DIRECTIONS:
Quote, line for line, the entries from the first through the one containing "const mids = values.map(v". Pictures are left out.

(Extracted records)
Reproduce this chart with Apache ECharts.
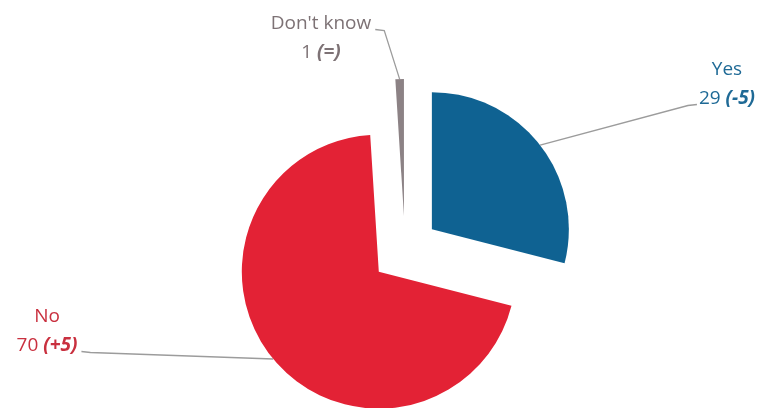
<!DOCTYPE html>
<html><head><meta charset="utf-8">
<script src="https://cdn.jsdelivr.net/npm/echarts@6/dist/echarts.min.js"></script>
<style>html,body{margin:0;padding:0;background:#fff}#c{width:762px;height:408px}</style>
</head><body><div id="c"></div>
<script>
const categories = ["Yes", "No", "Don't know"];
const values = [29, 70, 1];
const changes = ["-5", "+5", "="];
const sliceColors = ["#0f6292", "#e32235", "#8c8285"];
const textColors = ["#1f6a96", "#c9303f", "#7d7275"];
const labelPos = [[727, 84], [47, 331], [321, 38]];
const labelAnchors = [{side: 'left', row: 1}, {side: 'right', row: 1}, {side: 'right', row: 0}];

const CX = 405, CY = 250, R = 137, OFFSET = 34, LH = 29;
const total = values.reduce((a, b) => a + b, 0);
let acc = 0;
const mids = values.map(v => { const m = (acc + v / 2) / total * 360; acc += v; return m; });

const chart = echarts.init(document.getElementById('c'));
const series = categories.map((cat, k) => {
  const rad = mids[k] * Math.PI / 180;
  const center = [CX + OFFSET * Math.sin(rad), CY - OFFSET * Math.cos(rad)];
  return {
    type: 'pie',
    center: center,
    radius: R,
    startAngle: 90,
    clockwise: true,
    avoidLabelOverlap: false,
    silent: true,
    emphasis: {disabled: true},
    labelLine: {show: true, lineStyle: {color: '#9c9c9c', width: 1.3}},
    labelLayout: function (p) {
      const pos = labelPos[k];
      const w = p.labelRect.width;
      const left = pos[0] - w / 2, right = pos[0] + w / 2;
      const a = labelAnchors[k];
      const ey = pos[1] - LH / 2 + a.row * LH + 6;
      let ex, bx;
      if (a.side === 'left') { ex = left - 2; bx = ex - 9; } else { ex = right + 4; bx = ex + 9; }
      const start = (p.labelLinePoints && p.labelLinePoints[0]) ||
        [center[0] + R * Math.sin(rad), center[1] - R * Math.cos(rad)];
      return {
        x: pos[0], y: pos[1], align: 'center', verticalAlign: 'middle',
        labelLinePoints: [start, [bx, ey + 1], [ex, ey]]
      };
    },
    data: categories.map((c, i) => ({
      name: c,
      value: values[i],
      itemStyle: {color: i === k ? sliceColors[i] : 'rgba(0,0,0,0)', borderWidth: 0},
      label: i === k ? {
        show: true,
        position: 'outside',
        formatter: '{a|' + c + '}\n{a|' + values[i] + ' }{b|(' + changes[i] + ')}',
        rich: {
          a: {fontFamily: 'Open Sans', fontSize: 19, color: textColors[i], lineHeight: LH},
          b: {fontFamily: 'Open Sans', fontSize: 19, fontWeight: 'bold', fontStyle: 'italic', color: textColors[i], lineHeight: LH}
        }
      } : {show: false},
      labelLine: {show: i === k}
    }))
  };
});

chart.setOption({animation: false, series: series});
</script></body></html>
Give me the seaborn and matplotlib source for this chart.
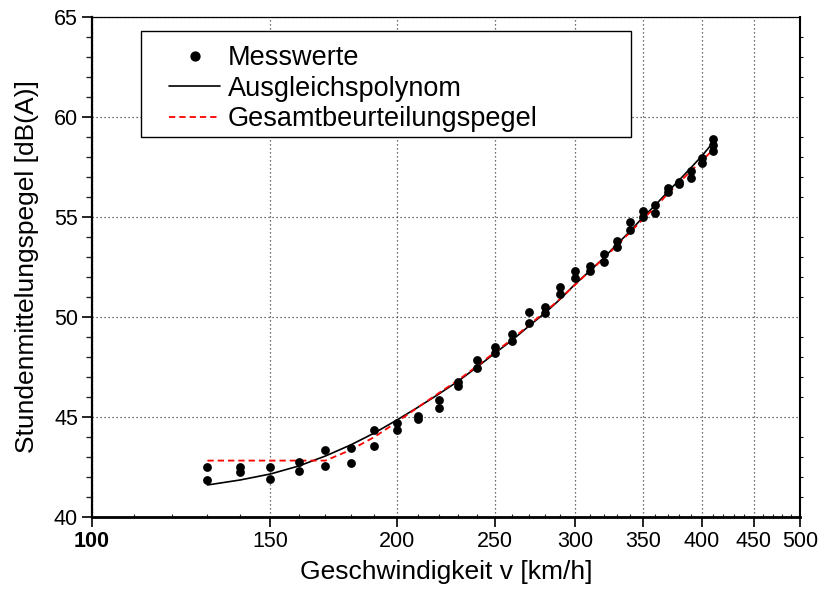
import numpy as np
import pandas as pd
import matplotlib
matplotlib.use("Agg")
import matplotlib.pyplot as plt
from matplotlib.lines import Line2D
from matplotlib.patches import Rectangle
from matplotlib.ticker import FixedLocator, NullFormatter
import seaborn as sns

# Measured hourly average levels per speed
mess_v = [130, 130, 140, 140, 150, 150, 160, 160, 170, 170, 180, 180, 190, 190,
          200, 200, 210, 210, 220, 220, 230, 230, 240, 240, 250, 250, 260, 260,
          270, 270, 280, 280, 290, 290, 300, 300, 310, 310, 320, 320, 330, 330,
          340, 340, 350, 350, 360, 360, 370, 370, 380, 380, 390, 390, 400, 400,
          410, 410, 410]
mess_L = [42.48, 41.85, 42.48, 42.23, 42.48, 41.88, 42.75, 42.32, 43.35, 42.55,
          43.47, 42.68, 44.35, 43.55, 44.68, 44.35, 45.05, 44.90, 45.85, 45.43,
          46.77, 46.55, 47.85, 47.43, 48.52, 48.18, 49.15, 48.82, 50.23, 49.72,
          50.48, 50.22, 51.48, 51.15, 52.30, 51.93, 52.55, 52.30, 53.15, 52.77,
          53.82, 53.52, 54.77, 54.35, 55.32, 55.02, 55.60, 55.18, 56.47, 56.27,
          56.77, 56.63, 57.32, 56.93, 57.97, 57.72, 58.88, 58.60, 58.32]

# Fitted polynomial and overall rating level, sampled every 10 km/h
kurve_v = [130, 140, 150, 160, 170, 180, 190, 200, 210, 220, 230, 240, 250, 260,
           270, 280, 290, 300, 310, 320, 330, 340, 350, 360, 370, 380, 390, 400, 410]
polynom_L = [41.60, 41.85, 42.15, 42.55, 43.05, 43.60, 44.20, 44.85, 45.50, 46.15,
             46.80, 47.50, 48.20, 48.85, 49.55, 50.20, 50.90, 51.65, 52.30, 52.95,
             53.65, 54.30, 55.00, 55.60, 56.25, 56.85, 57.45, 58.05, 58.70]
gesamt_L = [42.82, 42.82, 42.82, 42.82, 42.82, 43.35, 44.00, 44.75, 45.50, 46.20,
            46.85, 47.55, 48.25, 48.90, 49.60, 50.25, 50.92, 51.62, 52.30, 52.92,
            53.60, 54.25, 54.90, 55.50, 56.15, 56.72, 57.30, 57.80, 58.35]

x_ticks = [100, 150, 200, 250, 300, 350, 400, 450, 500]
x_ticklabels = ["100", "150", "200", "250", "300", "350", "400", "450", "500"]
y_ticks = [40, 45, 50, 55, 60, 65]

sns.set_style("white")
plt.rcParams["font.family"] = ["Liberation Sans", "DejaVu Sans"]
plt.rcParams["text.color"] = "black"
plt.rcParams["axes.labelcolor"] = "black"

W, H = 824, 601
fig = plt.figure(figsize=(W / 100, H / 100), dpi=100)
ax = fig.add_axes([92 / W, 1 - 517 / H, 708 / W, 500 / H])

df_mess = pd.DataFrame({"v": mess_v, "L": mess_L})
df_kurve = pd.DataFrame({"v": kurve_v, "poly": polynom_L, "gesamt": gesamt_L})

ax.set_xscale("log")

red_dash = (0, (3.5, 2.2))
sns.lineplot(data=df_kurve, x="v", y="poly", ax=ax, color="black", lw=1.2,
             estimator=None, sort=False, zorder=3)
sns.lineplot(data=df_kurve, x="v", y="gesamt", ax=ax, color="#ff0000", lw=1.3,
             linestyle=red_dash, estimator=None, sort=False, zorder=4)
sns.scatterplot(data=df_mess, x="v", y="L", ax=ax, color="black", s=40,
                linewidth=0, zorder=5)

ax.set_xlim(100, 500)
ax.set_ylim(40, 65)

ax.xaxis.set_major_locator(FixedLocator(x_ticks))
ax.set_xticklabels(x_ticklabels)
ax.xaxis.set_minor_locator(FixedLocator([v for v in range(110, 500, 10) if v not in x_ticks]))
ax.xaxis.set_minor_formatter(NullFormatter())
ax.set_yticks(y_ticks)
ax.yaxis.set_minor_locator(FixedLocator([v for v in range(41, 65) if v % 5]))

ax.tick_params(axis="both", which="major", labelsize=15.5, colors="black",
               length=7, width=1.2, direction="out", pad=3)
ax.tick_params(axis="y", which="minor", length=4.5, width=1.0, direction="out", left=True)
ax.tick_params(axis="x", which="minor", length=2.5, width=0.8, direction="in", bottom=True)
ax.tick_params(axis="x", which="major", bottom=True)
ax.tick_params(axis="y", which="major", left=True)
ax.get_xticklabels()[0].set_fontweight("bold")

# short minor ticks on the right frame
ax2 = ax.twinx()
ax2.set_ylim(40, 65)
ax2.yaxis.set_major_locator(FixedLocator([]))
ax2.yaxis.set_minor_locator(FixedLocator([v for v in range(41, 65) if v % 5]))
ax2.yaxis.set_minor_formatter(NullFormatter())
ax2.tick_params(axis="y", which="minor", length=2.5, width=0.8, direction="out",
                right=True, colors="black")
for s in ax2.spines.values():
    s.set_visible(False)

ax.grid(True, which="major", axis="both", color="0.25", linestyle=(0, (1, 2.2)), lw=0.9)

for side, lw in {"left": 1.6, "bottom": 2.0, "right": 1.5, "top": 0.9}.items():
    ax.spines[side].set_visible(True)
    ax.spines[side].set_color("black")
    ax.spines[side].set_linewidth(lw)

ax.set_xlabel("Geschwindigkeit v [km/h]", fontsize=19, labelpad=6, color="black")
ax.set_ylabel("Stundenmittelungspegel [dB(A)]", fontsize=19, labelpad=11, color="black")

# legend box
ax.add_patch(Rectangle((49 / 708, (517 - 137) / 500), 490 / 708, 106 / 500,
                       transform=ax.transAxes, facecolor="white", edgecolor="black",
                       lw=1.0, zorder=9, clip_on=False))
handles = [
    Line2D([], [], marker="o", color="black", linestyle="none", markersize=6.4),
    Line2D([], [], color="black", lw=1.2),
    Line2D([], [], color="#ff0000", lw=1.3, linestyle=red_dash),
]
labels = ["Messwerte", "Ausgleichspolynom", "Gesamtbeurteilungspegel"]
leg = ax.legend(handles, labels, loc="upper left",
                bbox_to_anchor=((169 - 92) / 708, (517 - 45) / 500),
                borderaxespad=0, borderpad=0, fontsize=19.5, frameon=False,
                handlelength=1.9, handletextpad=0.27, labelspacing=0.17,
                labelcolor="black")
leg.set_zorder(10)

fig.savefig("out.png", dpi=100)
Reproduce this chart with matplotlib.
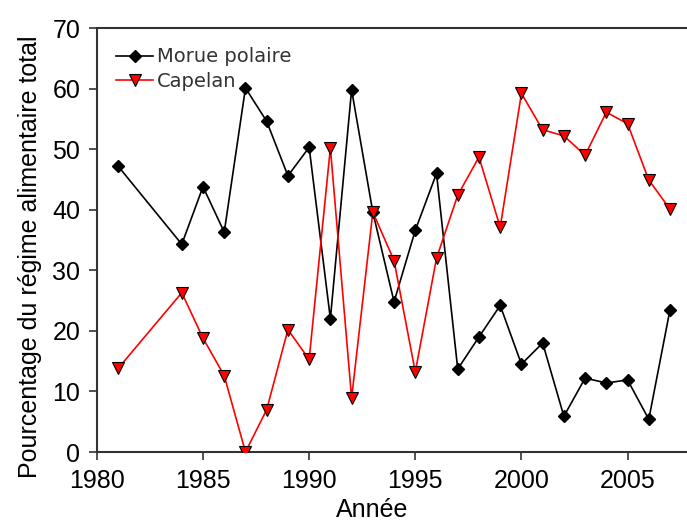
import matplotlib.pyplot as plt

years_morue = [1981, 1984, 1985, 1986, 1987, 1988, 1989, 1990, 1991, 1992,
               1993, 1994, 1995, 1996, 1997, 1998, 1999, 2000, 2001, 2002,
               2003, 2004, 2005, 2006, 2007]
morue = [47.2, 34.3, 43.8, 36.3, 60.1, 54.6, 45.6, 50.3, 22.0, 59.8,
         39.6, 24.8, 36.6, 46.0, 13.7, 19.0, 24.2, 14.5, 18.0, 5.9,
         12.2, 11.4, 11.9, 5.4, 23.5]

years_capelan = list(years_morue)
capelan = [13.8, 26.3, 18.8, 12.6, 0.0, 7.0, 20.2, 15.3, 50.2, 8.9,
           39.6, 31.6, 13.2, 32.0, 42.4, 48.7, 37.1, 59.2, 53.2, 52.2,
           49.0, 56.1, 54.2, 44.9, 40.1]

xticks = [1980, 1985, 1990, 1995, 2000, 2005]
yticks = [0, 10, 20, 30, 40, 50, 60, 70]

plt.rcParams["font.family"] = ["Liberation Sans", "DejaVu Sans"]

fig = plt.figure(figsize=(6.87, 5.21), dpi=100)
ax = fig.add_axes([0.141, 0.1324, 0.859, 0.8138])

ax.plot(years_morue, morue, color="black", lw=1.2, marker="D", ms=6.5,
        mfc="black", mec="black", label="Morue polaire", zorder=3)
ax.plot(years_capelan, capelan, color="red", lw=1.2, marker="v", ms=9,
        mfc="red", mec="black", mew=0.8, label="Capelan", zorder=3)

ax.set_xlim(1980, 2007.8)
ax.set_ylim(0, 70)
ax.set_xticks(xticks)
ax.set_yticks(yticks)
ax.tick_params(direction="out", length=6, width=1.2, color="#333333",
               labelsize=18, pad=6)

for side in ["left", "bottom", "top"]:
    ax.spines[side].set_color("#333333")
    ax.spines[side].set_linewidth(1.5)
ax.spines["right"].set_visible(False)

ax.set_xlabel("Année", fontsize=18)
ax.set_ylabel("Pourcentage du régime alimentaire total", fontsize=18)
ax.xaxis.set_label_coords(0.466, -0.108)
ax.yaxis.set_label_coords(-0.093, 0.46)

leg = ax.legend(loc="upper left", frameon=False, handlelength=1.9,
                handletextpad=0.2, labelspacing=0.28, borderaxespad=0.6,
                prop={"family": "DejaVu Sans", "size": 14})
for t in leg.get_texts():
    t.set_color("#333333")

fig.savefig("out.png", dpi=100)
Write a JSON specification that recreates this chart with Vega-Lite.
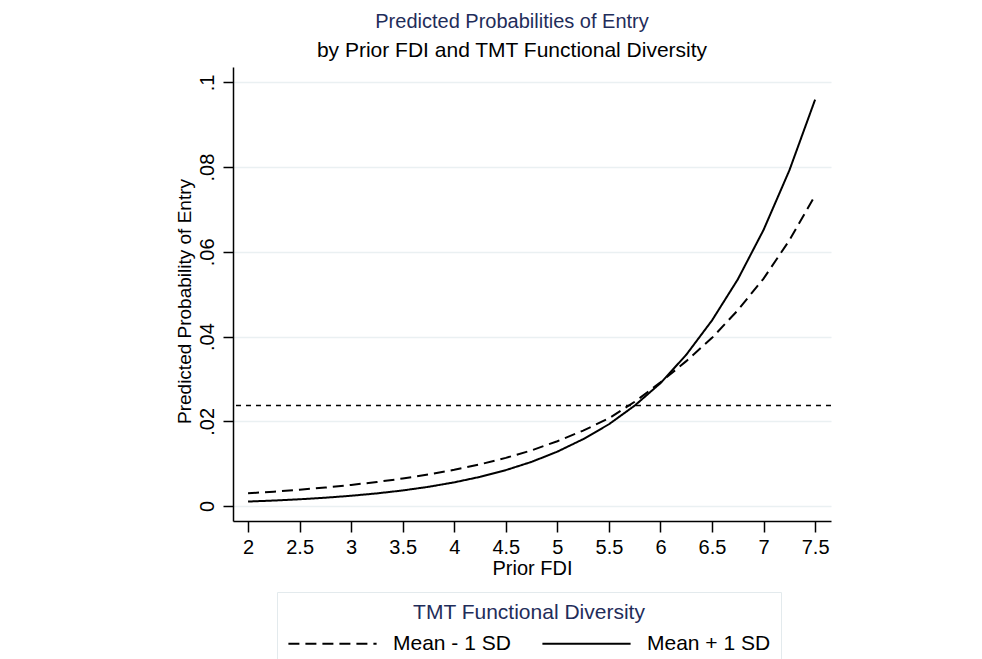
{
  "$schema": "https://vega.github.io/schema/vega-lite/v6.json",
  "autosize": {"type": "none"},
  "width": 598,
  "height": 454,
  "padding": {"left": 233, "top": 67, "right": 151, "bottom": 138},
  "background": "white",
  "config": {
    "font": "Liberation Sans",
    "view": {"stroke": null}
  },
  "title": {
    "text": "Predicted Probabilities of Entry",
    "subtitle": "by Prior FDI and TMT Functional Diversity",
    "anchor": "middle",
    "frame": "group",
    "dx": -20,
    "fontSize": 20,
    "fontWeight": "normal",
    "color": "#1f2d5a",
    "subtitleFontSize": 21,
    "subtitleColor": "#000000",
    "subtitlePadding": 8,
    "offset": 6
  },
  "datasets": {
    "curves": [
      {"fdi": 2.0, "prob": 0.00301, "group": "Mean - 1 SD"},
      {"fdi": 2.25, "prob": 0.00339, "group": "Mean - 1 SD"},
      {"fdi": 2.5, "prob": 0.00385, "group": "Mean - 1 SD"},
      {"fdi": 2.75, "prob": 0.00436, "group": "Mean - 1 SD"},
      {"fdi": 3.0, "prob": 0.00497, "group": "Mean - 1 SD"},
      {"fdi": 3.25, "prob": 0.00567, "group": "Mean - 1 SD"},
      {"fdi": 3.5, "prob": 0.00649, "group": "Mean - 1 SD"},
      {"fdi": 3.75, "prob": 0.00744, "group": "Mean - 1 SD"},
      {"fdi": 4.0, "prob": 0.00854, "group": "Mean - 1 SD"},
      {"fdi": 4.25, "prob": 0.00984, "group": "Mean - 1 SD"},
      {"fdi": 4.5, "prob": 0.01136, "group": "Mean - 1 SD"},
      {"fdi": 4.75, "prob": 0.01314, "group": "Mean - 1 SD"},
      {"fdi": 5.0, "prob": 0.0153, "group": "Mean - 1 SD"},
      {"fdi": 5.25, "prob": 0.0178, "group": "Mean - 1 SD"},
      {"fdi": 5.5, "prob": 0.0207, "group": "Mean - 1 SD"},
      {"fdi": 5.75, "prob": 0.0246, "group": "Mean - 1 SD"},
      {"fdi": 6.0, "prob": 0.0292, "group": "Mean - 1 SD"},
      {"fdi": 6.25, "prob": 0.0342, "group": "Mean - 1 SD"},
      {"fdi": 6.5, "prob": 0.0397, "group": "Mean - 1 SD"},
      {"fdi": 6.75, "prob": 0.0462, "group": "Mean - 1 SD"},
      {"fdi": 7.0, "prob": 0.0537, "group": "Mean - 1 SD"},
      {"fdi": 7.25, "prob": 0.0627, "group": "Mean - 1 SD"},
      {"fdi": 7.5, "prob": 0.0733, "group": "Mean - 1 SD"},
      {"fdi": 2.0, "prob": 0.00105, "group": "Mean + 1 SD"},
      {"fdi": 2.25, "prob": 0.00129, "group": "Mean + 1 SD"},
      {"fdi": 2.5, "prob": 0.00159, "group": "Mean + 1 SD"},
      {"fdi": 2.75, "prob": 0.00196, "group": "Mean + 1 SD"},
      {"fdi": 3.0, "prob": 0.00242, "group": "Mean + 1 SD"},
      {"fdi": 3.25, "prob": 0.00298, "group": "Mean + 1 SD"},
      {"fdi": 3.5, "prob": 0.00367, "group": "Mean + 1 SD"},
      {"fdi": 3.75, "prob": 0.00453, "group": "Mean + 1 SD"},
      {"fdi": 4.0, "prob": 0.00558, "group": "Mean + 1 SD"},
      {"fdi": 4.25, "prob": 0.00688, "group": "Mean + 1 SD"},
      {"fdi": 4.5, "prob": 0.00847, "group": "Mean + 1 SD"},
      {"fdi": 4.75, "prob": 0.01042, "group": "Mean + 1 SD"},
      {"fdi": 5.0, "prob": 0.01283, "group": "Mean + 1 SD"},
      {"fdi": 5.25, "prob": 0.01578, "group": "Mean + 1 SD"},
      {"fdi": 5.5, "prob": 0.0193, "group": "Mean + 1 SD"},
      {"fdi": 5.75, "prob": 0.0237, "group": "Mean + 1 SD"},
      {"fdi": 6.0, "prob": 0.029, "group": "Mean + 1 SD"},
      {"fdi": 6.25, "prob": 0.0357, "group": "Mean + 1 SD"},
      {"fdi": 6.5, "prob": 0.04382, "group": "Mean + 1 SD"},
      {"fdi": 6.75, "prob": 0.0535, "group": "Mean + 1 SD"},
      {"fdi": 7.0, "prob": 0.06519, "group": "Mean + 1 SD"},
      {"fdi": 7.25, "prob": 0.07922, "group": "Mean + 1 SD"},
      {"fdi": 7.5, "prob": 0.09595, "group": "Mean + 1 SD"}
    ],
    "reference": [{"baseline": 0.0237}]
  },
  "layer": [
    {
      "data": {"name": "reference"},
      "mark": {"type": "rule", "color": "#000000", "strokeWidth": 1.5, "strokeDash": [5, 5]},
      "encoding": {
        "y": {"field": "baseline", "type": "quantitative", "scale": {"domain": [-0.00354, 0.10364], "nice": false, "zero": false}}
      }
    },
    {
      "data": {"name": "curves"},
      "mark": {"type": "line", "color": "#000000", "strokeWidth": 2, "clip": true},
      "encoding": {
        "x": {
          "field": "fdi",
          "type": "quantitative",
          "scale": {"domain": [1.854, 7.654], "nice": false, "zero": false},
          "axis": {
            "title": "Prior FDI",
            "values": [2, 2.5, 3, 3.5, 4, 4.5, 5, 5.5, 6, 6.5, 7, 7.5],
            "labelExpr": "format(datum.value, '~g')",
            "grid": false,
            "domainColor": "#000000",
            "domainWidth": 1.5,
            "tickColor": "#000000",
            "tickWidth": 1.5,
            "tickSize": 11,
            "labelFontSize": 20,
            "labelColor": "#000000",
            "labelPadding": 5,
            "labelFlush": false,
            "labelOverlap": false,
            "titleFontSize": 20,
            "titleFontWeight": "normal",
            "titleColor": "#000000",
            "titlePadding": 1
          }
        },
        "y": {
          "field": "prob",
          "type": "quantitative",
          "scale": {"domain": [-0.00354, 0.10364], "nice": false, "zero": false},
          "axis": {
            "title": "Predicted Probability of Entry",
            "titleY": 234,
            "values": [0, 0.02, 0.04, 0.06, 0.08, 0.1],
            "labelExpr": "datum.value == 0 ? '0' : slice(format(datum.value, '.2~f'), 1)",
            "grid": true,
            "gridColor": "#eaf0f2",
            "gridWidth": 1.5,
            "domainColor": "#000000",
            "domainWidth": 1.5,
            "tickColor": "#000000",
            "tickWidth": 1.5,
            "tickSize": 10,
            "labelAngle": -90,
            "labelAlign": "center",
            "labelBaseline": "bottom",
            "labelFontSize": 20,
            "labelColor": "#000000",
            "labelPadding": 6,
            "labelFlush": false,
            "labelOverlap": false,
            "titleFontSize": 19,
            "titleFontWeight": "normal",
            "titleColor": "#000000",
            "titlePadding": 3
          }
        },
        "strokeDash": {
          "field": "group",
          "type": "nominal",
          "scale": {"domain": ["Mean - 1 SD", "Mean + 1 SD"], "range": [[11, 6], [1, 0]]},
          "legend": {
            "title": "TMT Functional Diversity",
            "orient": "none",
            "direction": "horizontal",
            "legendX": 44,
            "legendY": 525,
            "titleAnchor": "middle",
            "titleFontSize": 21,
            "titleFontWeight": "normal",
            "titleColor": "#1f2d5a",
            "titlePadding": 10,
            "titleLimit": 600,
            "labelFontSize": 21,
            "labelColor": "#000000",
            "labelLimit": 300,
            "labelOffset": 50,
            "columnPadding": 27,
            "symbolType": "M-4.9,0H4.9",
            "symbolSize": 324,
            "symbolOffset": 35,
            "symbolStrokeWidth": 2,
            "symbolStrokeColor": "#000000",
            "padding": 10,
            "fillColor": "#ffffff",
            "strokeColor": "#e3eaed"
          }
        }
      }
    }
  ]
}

FINAL ANSWER:
Reproduce this chart with Apache ECharts.
<!DOCTYPE html>
<html><head><meta charset="utf-8">
<script src="https://cdn.jsdelivr.net/npm/echarts@6/dist/echarts.min.js"></script>
<style>html,body{margin:0;padding:0;background:#fff}#c{width:762px;height:408px}</style>
</head><body><div id="c"></div>
<script>
const categories = ["Yes", "No", "Don't know"];
const values = [29, 70, 1];
const changes = ["-5", "+5", "="];
const sliceColors = ["#0f6292", "#e32235", "#8c8285"];
const textColors = ["#1f6a96", "#c9303f", "#7d7275"];
const labelPos = [[727, 84], [47, 331], [321, 38]];
const labelAnchors = [{side: 'left', row: 1}, {side: 'right', row: 1}, {side: 'right', row: 0}];

const CX = 405, CY = 250, R = 137, OFFSET = 34, LH = 29;
const total = values.reduce((a, b) => a + b, 0);
let acc = 0;
const mids = values.map(v => { const m = (acc + v / 2) / total * 360; acc += v; return m; });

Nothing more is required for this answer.